L'Initiative pour le bassin du Nil a été mise en place en 1998 par le Conseil des ministres chargés du secteur de l'eau de dix pays qui bordent le Nil. La FAO aide les nations à améliorer la gestion du bassin du Nil depuis plus de dix ans. Elle a par exemple contribué à:

  • mettre au point un système de prévision pour le fleuve Nil et un système de contrôle et d'aide à la décision pour la gestion du réservoir du barrage d'Assouan en Egypte;
  • renforcer les capacités techniques dans la région du lac Victoria en matière de surveillance des ressources en eau, de développement des outils de modélisation et d'élaboration d'un système de base de données géoréférencé pour la région;
  • renforcer les capacités de gestion des ressources en eau du bassin du Nil.
  • Le système de développement des ressources en eau du lac Victoria intègre la planification de l'agriculture et de l'énergie hydraulique aux études hydrologiques.

Les priorités seront difficiles à définir au cours des prochaines décennies. Les besoins croissants des populations urbaines constitueront un facteur incontournable. La propriété des droits sur l'eau est un sujet très préoccupant puisque, dans bien des régions du monde, les centres urbains se sont tout simplement appropriés l'eau dans les zones périurbaines et la considèrent comme leur propriété, privant ainsi les agriculteurs locaux de leurs moyens d'existence. Ailleurs des négociations intenses ont lieu entre les autorités municipales, qui disposent de fonds, et les propriétaires des terres rurales, qui détiennent les droits sur l'eau. Rares sont les bassins fluviaux qui ont rationalisé cet ensemble de facteurs selon une logique progressive qui voudrait que l'eau la plus pure soit d'abord destinée à l'usage domestique, puis qu'après traitement les eaux usées soient utilisées pour l'irrigation de cultures comme les céréales, et qu'enfin les eaux de moindre qualité soient employées pour l'irrigation des plantations forestières, des pâturages et des parcs, jardins et pelouses.

L'organisation de la gestion de l'eau à cette échelle est encore plus complexe lorsque les bassins fluviaux sont communs à deux pays ou davantage.
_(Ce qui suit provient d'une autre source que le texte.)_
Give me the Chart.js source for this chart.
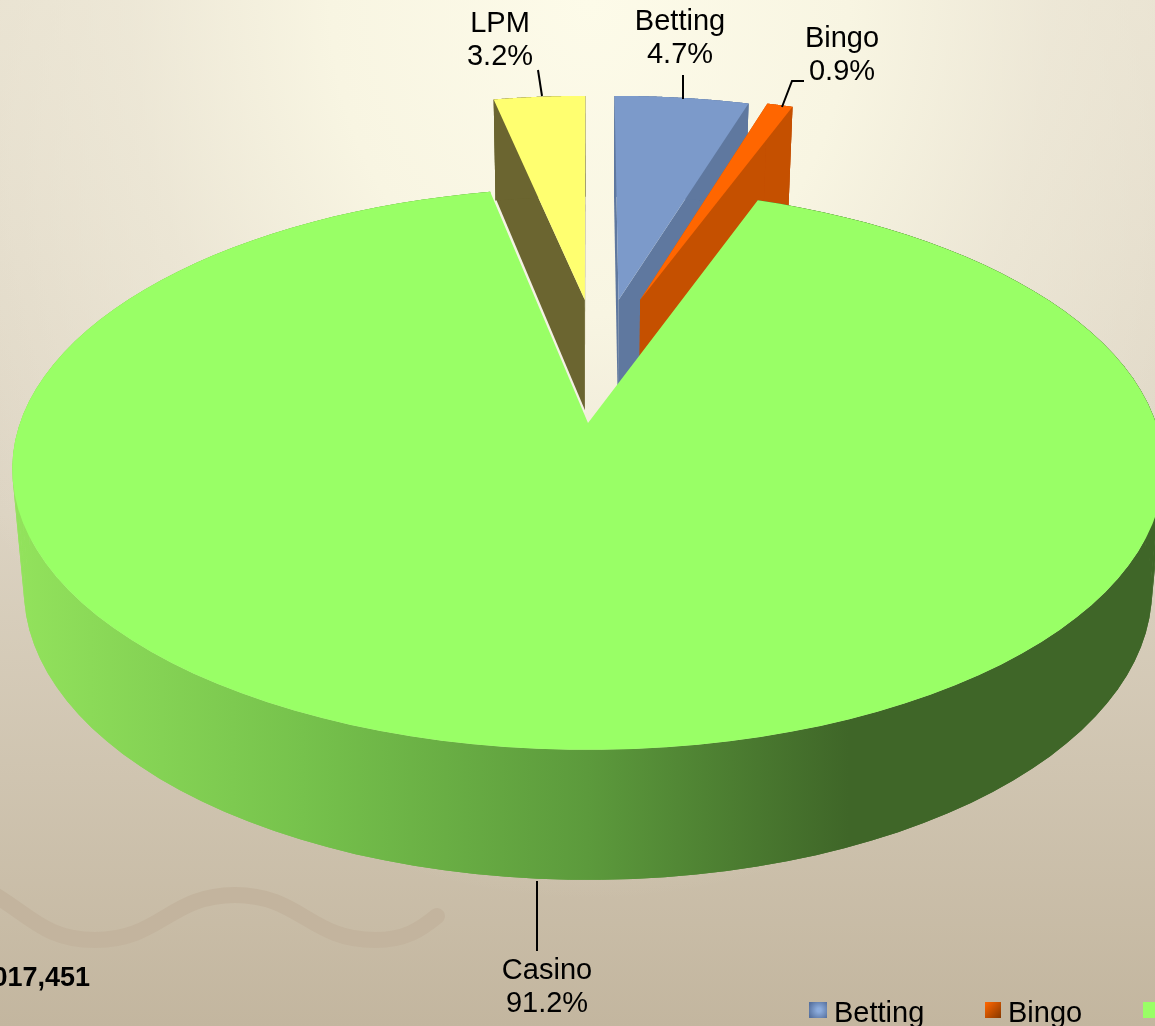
<!DOCTYPE html>
<html>
<head>
<meta charset="utf-8">
<title>Share by product</title>
<script src="https://cdn.jsdelivr.net/npm/chart.js@4/dist/chart.umd.js"></script>
<style>
html, body { margin: 0; padding: 0; width: 1155px; height: 1026px; overflow: hidden; }
body { background:
  radial-gradient(ellipse 740px 900px at 590px 0, #fdfbe9 0%, #f8f5e2 35%, rgba(240,235,218,.7) 62%, rgba(225,216,198,0) 100%),
  linear-gradient(#e6dfce 0%, #dcd3c2 50%, #c3b69f 100%); }
canvas { display: block; }
</style>
</head>
<body>
<canvas id="shareChart" width="1155" height="1026"></canvas>
<script>
var categories = ["Betting", "Bingo", "Casino", "LPM"];
var shareValues = [4.7, 0.9, 91.2, 3.2];
var topColors = ["#7c9aca", "#ff6600", "#99ff66", "#ffff70"];
var wallColors = ["#5f789f", "#c55000", "#3f6628", "#6b6530"];
var totalLabel = "017,451";

// the 3d disc, fitted to the picture
var CX = 588, CY = 423, RX = 568, RY = 273.6, K = 0.163, NARROW = 0.98;
var explodeU = [0.058, 0.099, 0, -0.006];
var explodeV = [-0.485, -0.485, 0, -0.485];
var drawOrder = [3, 0, 1, 2];
var FONT = '29px "Liberation Sans", Arial, sans-serif';

function proj(u, v, low) {
    var w = 1 - K * v;
    var x = CX + RX * u / w;
    var y = CY + RY * v / w;
    if (low) {
        x = CX + (x - CX) * NARROW;
        y = y + 130 - 72 * (w - 0.837);
    }
    return [x, y];
}

function rimPoint(i, theta, low) {
    return proj(explodeU[i] + Math.sin(theta), explodeV[i] - Math.cos(theta), low);
}

function poly(ctx, pts, fill) {
    ctx.beginPath();
    for (var i = 0; i < pts.length; i++) {
        if (i == 0) ctx.moveTo(pts[i][0], pts[i][1]);
        else ctx.lineTo(pts[i][0], pts[i][1]);
    }
    ctx.closePath();
    ctx.fillStyle = fill;
    ctx.fill();
}

function drawSlice(ctx, i, el) {
    var a0 = el.startAngle + Math.PI / 2;
    var a1 = el.endAngle + Math.PI / 2;
    var steps = 120;
    var top = [], low = [], t;
    for (var s = 0; s <= steps; s++) {
        t = a0 + (a1 - a0) * s / steps;
        top.push(rimPoint(i, t, false));
        low.push(rimPoint(i, t, true));
    }
    var apex = proj(explodeU[i], explodeV[i], false);
    var apexLow = proj(explodeU[i], explodeV[i], true);

    var wall = wallColors[i];
    if (categories[i] == "Casino") {
        wall = ctx.createLinearGradient(20, 0, 1155, 0);
        wall.addColorStop(0, "#92e25c");
        wall.addColorStop(0.25, "#76c24c");
        wall.addColorStop(0.5, "#5c9a3c");
        wall.addColorStop(0.73, "#3f6628");
        wall.addColorStop(1, "#3f6628");
    } else {
        // cut faces, casino has none showing
        poly(ctx, [apex, top[0], low[0], apexLow], wall);
        poly(ctx, [apex, top[steps], low[steps], apexLow], wall);
    }
    // strips fill the silhouette where the rim turns away
    for (var q = 0; q < steps; q++) {
        poly(ctx, [top[q], top[q + 1], low[q + 1], low[q]], wall);
    }
    poly(ctx, top.concat(low.slice().reverse()), wall);
    if (categories[i] == "LPM") {
        ctx.strokeStyle = "#f4f1e4";
        ctx.lineWidth = 2;
        ctx.beginPath();
        ctx.moveTo(low[0][0], low[0][1]);
        ctx.lineTo(apexLow[0], apexLow[1]);
        ctx.stroke();
    }
    poly(ctx, [apex].concat(top), topColors[i]);
}

var pie3d = {
    id: "pie3d",
    beforeDatasetsDraw: function(chart) {
        var ctx = chart.ctx;
        var arcs = chart.getDatasetMeta(0).data;
        ctx.save();
        for (var n = 0; n < drawOrder.length; n++) {
            drawSlice(ctx, drawOrder[n], arcs[drawOrder[n]]);
        }
        ctx.restore();
        return false;
    }
};

// label text position, then the leader line under it
var labelLayout = [
    { x: 680, y: 31, line: [[683, 75], [683, 99]] },
    { x: 842, y: 48, line: [[804, 81], [792, 81], [782, 107]] },
    { x: 547, y: 980, line: [[537, 881], [537, 951]] },
    { x: 500, y: 33, line: [[538, 70], [542, 96]] }
];

var legendLayout = [
    { box: 810, text: 834 },
    { box: 985, text: 1008 },
    { box: 1143, text: 1166 },
    { box: 1290, text: 1313 }
];

var annotations = {
    id: "annotations",
    beforeDraw: function(chart) {
        var ctx = chart.ctx;
        ctx.save();
        ctx.strokeStyle = "#c3b49e";
        ctx.lineWidth = 16;
        ctx.lineCap = "round";
        ctx.beginPath();
        ctx.moveTo(-10, 892);
        ctx.bezierCurveTo(30, 915, 45, 940, 95, 940);
        ctx.bezierCurveTo(160, 940, 170, 895, 235, 895);
        ctx.bezierCurveTo(300, 895, 310, 940, 375, 940);
        ctx.bezierCurveTo(405, 940, 420, 930, 437, 916);
        ctx.stroke();
        ctx.restore();
    },
    afterDraw: function(chart) {
        var ctx = chart.ctx;
        ctx.save();
        ctx.fillStyle = "#000";
        ctx.strokeStyle = "#000";
        ctx.lineWidth = 2;
        ctx.font = FONT;
        ctx.textAlign = "center";
        ctx.textBaseline = "middle";
        categories.forEach(function(name, i) {
            var lay = labelLayout[i];
            ctx.fillText(name, lay.x, lay.y - 9);
            ctx.fillText(shareValues[i].toFixed(1) + "%", lay.x, lay.y + 24);
            ctx.beginPath();
            lay.line.forEach(function(p, k) {
                if (k == 0) ctx.moveTo(p[0], p[1]);
                else ctx.lineTo(p[0], p[1]);
            });
            ctx.stroke();
        });
        ctx.textBaseline = "alphabetic";
        ctx.textAlign = "left";
        categories.forEach(function(name, i) {
            var lay = legendLayout[i];
            var g;
            if (name == "Betting") {
                g = ctx.createRadialGradient(lay.box + 9, 1010, 2, lay.box + 9, 1010, 11);
                g.addColorStop(0, "#8cacdc");
                g.addColorStop(1, "#56719f");
            } else if (name == "Bingo") {
                g = ctx.createLinearGradient(lay.box, 1003, lay.box + 16, 1018);
                g.addColorStop(0, "#ff6600");
                g.addColorStop(1, "#863800");
            } else {
                g = topColors[i];
            }
            ctx.fillStyle = g;
            ctx.fillRect(lay.box - (name == "Betting" ? 1 : 0), 1002, name == "Betting" ? 18 : 16, 16);
            ctx.fillStyle = "#000";
            ctx.fillText(name, lay.text, 1022);
        });
        ctx.font = 'bold 27px "Liberation Sans", Arial, sans-serif';
        ctx.textAlign = "right";
        ctx.fillText(totalLabel, 90, 986);
        ctx.restore();
    }
};

var shareChart = new Chart(document.getElementById("shareChart"), {
    type: "pie",
    data: {
        labels: categories,
        datasets: [{ data: shareValues, backgroundColor: topColors, borderWidth: 0 }]
    },
    options: {
        responsive: false,
        animation: false,
        plugins: { legend: { display: false }, tooltip: { enabled: false } }
    },
    plugins: [annotations, pie3d]
});
</script>
</body>
</html>
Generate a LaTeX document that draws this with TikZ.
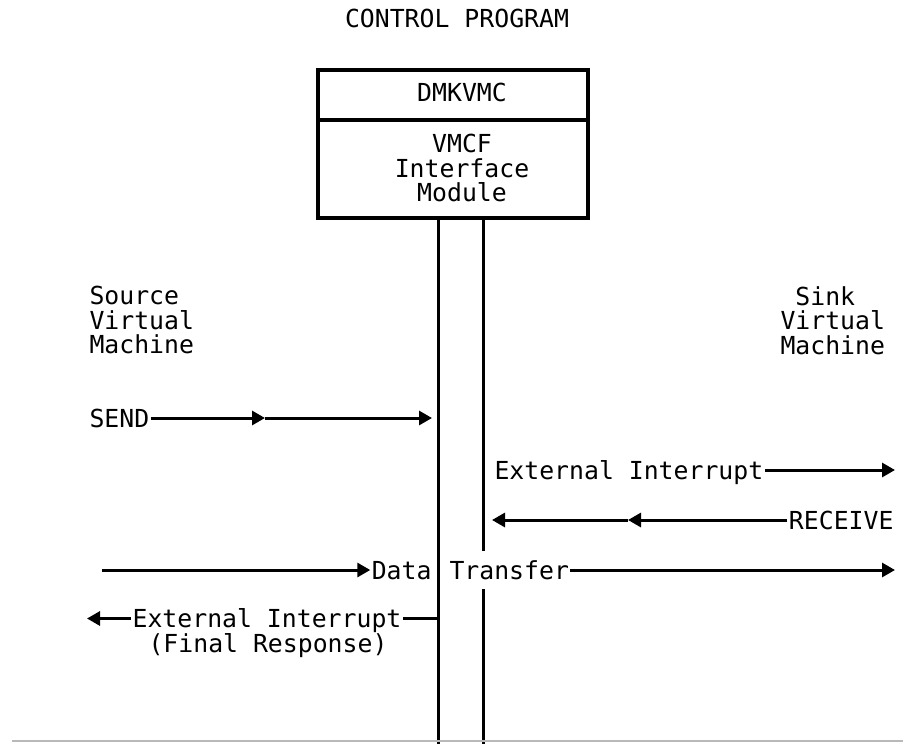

Il y a beaucoup de cas de ce genre: à l'échelle mondiale, 47 pour cent des terres font partie de bassins fluviaux internationaux, dont on dénombre plus de 200 exemples. Treize bassins sont partagés par cinq pays ou davantage. Les bassins fluviaux partagés par les pays développés font déjà l'objet de nombreux accords régissant l'utilisation rationnelle de ces ressources en eau; ceux que se partagent les pays en développement sont beaucoup moins réglementés. La FAO s'efforce depuis de nombreuses années d'établir des bases saines pour la mise en place de tels accords.

Vers un avenir meilleur

La FAO croit en un avenir où la subsistance des ruraux comme des citadins serait assurée et où leurs besoins nutritionnels seraient satisfaits. Les agriculteurs géreraient leurs moyens d'existence et les ressources, et produiraient tous les aliments nécessaires pour eux-mêmes et les populations non agricoles, en utilisant leur propre ingéniosité et les ressources physiques dont ils disposent. Les jeunes resteraient dans leurs communautés rurales, aideraient celles-ci à s'occuper des plus âgés et vivraient en sécurité. Les zones rurales, comme les zones urbaines, bénéficieraient de services éducatifs, culturels et sociaux et de possibilités d'emploi réelles.

Toutes les bouches à nourrir dépendent de l'eau utilisée en agriculture qui produit les aliments à consommer et les revenus qui permettent de les acheter...

Tout le monde aurait accès aux aliments produits localement et ailleurs, ainsi qu'aux réseaux de transport et liaisons permettant la communication avec les marchés, les centres administratifs et le système économique en général. Les hommes et les femmes des zones rurales participeraient à l'amélioration mondiale du niveau de vie dont les retombées se manifesteraient en termes de qualité de vie, de santé et de loisirs. L'agriculture et les autres activités seraient pratiquées en harmonie avec l'environnement: les cours d'eau, lacs et nappes souterraines aux eaux propres seraient intégrés aux écosystèmes sains et naturels qui les entourent. L'eau serait gérée de manière efficiente et durable. L'eau et les ressources agricoles seraient équitablement accessibles, dans le cadre d'un environnement économique juste qui donnerait à chacun sa chance.

Un tel avenir ne se mettra pas en place tout seul: il faut que les droits humains, politiques et économiques des personnes soient respectés. La société doit être organisée de manière à ce que tous, même ses membres les plus faibles, aient accès à la nourriture et à l'eau. Chaque génération a l'obligation de préserver l'héritage naturel et agricole qu'elle laissera à ses descendants, de manière à ce que la production d'aujourd'hui ne compromette pas la capacité des générations futures à produire ce qui sera nécessaire à leur vie. Il importe encore davantage que les hommes et les femmes puissent prendre part aux décisions qui les concernent, y compris celles portant sur l'allocation et la gestion de l'eau. L'autorité décisionnelle doit être transmise au plus bas niveau possible et tout le monde doit avoir accès à l'information nécessaire pour prendre ces décisions.